La sagesse conventionnelle à Washington est que chercher la bagarre avec Israël - en particulier lorsqu'on entre dans une année électorale - est « pire qu'un crime : c'est une erreur ».
Tout ira bien - c'est la devise - si seulement Netanyahou peut être persuadé par Washington de maîtriser les radicaux de son gouvernement et de faire un compromis avec l'opposition dirigée par Lapid. Cependant, les perspectives de dialogue ou de réconciliation sont presque inexistantes.
Les paroles émollientes de Blinken ne suffiront pas : Ben Gvir et Smotrich n'écoutent pas Netanyahou, qui est faible et dépend de ces ministres pour lui éviter la prison suite à des accusations de corruption. Les choses évoluent vers un point culminant - d'une manière ou d'une autre.
Car ce qui se passe en Israël est une opposition antithétique structurelle et démographique qui progresse vers son explosion inévitable depuis au moins les 23 dernières années - c'est-à-dire depuis le moment où le Premier ministre Ariel Sharon a fait sa marche provocatrice sur Al-Haram al-Sharif. C'est lui qui a allumé la mèche du mouvement nationaliste radical. Vingt ans plus tard, les colons et les factions religieuses ont atteint le sommet - et comptent bien y rester.
Au cours des deux décennies qui se sont écoulées depuis l'intrusion de Sharon, Israël a subi une énorme métamorphose. Sous la direction de Netanyahou, Israël s'est fortement déplacé vers la droite, tant sur le plan politique que culturel.
Pour être clair, il est certain qu'il y a un clash politique. Le bloc Netanyahou est en train de vider le système judiciaire de sa substance. Mais Israël est également entré dans une guerre révolutionnaire sur le plan culturel. Smotrich déclare fièrement : « Je suis un fasciste et un homophobe, mais je ne « lapiderai » pas les gays (du moins pour l'instant) ».

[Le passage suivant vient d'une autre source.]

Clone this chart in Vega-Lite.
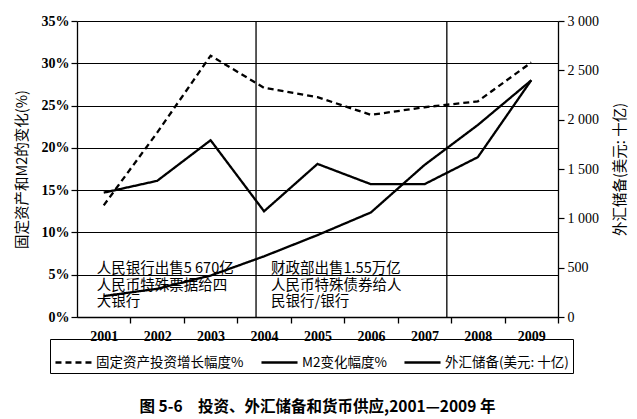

Les classes moyennes israéliennes sont dans la rue, mais il est peu probable qu'elles trouvent la résolution intérieure nécessaire à un combat violent. Les Mizrahi, les colons et les religieux en ont envie - comme l'incendie de Hawara vient de le démontrer.
Car, ils ont un objectif, et il n'est pas nouveau. On y réfléchit depuis des années. Les radicaux sont très ouverts à ce sujet. Et il ne s'agit pas seulement d'un changement constitutionnel. La « réforme » judiciaire est le tremplin vers le grand choc démographique à venir :
Le projet consiste à transférer la majeure partie de la population palestinienne de la Cisjordanie à l'est du Jourdain (c'est-à-dire en Jordanie même), et à lier les droits des Palestiniens restant à l'ouest du fleuve à l'entité souveraine qui succédera au Royaume hachémite (voir ici un article d'Ali Shihabi, un proche conseiller de MbS, datant de l'année dernière - « Le Royaume hachémite de Palestine »).
Comment ce « projet » sera-t-il déclenché ? Une provocation à Al-Aqsa, peut-être ? Ben Gvir monte à Al-Aqsa en jurant de reconstruire le troisième temple à sa place, ou la Cisjordanie explose spontanément. Un prétexte est nécessaire pour déclencher ce projet - mais il faut d'abord achever la réforme judiciaire qui permet à l'État de prendre des décisions « exceptionnelles » sans contrôle judiciaire, et de priver encore davantage les Palestiniens de leur autonomie.
Il semble qu'Ariel Sharon ait été prescient : Il a prévu qu'un affaiblissement des États-Unis pourrait les paralyser et les empêcher d'agir. Il pourrait encore avoir raison. Mais toute menace contre Al-Aqsa entraînera des ruines dans le monde islamique et une certaine forme de réponse militaire. Washington ne souhaite peut-être pas un conflit régional - et certainement pas un conflit impliquant l'Iran qui pourrait détruire Israël. Mais l'équipe Biden possède-t-elle l'énergie ou la volonté d'arrêter les colons ? Ils sont impitoyables et fanatiques.